# Mozart and Schubert doubled lifespan?



## oca2074 (Oct 29, 2018)

Mozart and Schubert were composers who died just as they were reaching a new, more mature phase of work and creativity. Imagine Mozart (1756-1826) interacting with late Haydn, Beethoven, Rossini, Weber, and maybe Schubert. Would Mozart have embraced the fledging Romantic mode of music, or reject it for something closer to neo-Baroque? Or maybe a unique combination? Would he have focused on operas trying to better Rossini in popularity? How would he have reacted to Beethoven in Vienna? 

Then what if Schubert lived from 1797-1859? (Long enough to have heard all of Mendelssohn, Schumann's music, the revival of Bach, and early Brahms) Could he have wedded his lyricism with Classical techniques such as counterpoint? Could he have single-handedly stopped the drift towards romanticism and the classical masters being forgotten given his love for Mozart? How long would it take for his work to find mainstream acceptance?


----------



## Phil loves classical (Feb 8, 2017)

I believe those composers had something to say in the time they had to say it in their music. Music was evolving. Composers fill in the gaps here and there. I don't see any composer as really that "dominant" and able to steer music in any direction they please, it just appears that some do, when they had the skill or sense to see the opportunities as they arose.
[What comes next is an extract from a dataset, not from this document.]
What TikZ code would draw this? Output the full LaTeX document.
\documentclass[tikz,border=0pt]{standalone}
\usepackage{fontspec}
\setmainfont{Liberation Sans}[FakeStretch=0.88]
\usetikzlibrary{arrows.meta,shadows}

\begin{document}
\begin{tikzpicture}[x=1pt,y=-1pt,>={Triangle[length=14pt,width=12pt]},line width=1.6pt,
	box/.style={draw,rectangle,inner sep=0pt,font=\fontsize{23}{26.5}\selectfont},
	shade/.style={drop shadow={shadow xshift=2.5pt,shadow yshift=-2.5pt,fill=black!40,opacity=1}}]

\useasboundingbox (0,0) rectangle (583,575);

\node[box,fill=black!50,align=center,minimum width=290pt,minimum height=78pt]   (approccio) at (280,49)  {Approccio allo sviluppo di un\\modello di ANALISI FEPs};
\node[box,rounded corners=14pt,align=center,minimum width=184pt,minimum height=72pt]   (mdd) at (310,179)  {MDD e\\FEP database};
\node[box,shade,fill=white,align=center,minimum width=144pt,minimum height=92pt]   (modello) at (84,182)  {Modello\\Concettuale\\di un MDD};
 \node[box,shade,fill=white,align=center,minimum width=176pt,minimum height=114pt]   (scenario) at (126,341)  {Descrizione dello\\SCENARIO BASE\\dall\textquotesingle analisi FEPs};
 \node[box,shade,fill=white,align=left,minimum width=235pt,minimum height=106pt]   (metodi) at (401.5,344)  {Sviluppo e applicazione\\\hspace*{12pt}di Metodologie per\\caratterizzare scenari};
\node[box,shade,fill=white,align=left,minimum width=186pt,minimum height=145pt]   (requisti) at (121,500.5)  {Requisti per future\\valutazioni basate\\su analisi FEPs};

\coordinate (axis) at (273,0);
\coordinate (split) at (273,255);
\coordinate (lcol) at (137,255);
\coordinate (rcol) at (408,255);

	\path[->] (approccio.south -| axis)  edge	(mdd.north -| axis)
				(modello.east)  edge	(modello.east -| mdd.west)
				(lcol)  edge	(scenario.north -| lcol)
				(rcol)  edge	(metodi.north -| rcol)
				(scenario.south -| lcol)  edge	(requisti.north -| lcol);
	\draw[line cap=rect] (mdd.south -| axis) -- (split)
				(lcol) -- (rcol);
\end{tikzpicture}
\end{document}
What if Schoenberg lived another 100 years? As with Mozart, I see it as not really much different than how it turned out. Either they go with the flow or get left behind. Schubert wasn't really that original.


----------



## MarkW (Feb 16, 2015)

Well, I disagree a little with Phil. I think Schubert had more of an ability to do something truly original with a few more years, than Mozart, whom I envision as too genteel. Mozart would have produced some astonishing stuff, but within more confining moulds.


----------



## Woodduck (Mar 17, 2014)

Mozart was competitive - "anything you can do I can do better" - and would have responded creatively to Beethoven and to the nascent Romantic trends, but would probably have remained fundamentally classical in form and temperament. He wanted most to write more opera in German, and might have spurred Beethoven to do likewise.
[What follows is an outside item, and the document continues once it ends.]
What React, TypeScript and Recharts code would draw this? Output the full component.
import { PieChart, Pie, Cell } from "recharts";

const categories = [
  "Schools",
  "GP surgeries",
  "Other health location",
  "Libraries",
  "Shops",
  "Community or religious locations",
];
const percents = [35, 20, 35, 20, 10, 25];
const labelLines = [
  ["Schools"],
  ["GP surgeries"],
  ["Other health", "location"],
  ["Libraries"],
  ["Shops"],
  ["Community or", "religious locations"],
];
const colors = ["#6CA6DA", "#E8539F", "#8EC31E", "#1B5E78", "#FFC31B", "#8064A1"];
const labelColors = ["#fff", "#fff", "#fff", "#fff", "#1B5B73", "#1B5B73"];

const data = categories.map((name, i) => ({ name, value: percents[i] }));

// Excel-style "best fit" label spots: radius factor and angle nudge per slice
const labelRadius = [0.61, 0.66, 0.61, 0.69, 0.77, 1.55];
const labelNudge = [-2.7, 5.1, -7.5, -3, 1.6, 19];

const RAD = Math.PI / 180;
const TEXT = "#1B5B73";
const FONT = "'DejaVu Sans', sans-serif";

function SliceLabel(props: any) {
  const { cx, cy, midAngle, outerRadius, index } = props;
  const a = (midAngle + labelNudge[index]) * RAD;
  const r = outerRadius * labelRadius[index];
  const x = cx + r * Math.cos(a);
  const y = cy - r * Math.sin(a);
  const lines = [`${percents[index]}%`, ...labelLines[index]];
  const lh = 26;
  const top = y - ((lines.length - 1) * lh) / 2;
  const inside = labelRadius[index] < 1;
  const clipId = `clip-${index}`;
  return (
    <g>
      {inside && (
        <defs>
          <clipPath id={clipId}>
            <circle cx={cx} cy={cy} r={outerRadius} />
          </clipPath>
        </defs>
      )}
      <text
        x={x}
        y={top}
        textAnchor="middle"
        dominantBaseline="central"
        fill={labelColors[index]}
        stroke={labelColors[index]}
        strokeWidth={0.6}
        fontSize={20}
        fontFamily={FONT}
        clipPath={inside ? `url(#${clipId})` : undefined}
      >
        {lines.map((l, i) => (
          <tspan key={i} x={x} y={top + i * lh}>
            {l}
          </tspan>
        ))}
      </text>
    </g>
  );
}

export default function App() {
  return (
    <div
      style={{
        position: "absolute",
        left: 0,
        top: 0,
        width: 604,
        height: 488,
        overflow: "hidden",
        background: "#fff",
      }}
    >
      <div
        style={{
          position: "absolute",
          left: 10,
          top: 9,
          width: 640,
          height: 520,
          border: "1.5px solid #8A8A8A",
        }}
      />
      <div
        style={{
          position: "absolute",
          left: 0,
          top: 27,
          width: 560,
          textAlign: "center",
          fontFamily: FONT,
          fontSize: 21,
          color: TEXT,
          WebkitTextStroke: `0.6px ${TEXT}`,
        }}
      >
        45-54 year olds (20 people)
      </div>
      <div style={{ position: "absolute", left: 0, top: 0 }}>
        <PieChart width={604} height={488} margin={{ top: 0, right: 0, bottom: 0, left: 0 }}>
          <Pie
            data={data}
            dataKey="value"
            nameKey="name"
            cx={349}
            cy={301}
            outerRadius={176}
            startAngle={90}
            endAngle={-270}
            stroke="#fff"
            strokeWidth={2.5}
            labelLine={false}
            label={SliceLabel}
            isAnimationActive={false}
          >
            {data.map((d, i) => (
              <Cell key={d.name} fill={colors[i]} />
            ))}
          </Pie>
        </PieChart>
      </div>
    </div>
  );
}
Schubert seems to me more of an unknown, given that his last sonatas, symphonies and chamber works are very original in form and expression, and nothing like Mozart, Beethoven, or other early Romantics.


----------



## PlaySalieri (Jun 3, 2012)

MarkW said:


> Well, I disagree a little with Phil. I think Schubert had more of an ability to do something truly original with a few more years, than Mozart, *whom I envision as too genteel. * Mozart would have produced some astonishing stuff, but within more confining moulds.
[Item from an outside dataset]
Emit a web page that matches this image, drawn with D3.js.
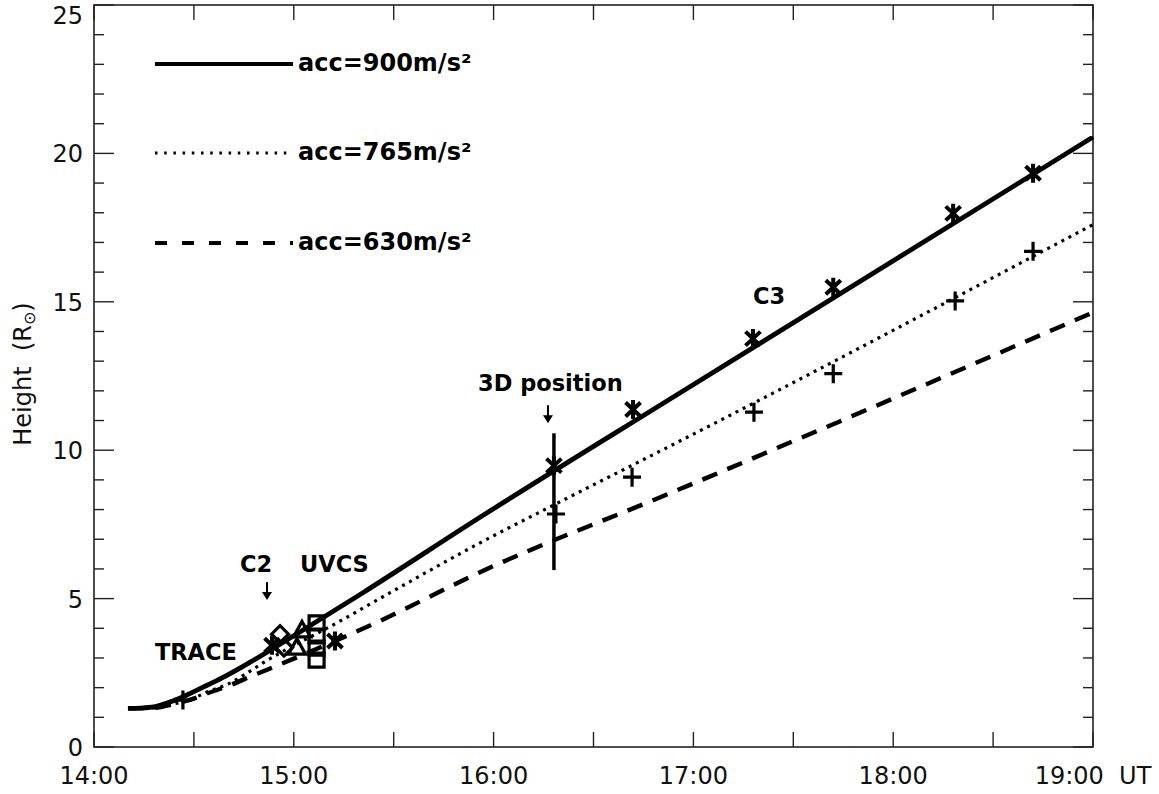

That's a pretty well debunked cliche. The Magic Flute was a groundbreaking opera and one of his last works.

We have been over this ground in many other similar threads. None of us know who would have done what had they lived longer.


----------



## DavidA (Dec 14, 2012)

MarkW said:


> Well, I disagree a little with Phil. I think Schubert had more of an ability to do something truly original with a few more years, than Mozart, whom I envision as too genteel. *Mozart would have produced some astonishing stuff, but within more confining moulds*.


I can never understand this sort of statement. A study of Mozart's works shows completely groundbreaking works such as the piano concertos and the operas. Nothing like the da Ponte operas had ever been heard. And genteel? Listen to the statue scene in Don G!


----------



## Don Fatale (Aug 31, 2009)

It so happens that I've just returned home from a live performance of Schubert's 9th Symphony, and yes I love this work. I observed I wasn't the only one in the audience wiping a little tear away during the scherzo.

His ninth, which Schubert only ever heard during a rehearsal, feels like the beginning of greatness, and I'm compelled to compare it to Beethoven's 3rd symphony, and what we know came after.

As for Mozart, I'll steer clear of that discussion.


----------